Gradient descent is known to be a very useful algorithm and the backbone of machine learning. It has the capability of finding the best solution to a wide range of problems.
A very intuitive idea of Gradient descent is to minimize the cost function of a model by tweaking the parameters iteratively.
For example, you lost your way in a mountain and you cannot see anything because of the dense fog; your feet can feel the slope of the mountain weather you are walking upward or downwards. The best way to escape this mountain is to follow the steepest slope downhill. Gradient descent does the exact same thing. It calculates the local gradient of the error function with reference to the parameter theta (θ) or many people call it w(weights) too, and it travels in the direction where the gradient is descending. When we reach the surface i.e the gradient is zero, we reached the minimum error!

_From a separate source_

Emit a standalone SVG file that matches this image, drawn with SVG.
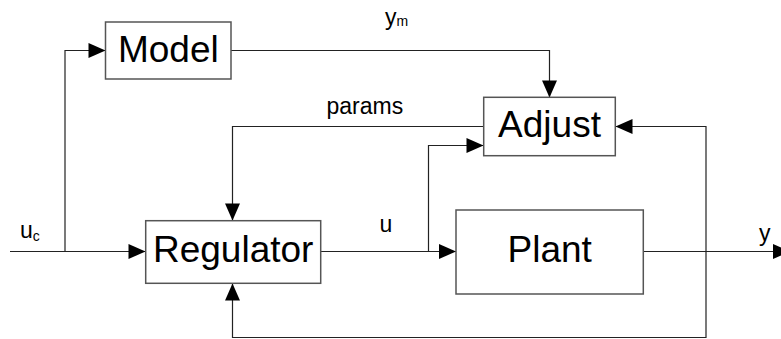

Initially, the thera(θ) are randomly assigned and then an iterative process of finding the least gradient helps us improve gradually. By taking one small step at a time, each step of it helps us decrease the cost function (in this case I am decreasing MSE) until the algorithm converges to a minima.
A very important factor of gradient descent is the size of steps taken while descending downwards. It is determined by the learning rate hyperparameter. In case of a small learning rate, the algorithm has to go through plenty of iterations to converge, which is going to take a long time.
On the other hand, if the learning rate is too high, you might surpass the minima and hop across to the other end of the valley probably in the higher value then before. This can force the algorithm to diverge instead of converging and failing to find a good solution irrespective of the iterations.
And lastly, Not all functions look like a proper and nice bowl. There may be holes, ridges, plateaus, and all sorts of irregular terrains, making convergence to the minimum very difficult.
The below-displayed figure shows the two main challenges with Gradient Descent:
if the random initialization starts the algorithm on the left, then it will converge to a local minimum, which is not as good as the global minimum. If it starts on the right, then it will take a very long time to cross the plateau, and if you stop too early you will never reach the global minimum.
Fortunately, the MSE cost function for a Linear Regression model happens to be a convex function, which means that if you pick any two points on the curve, the line segment joining them never crosses the curve.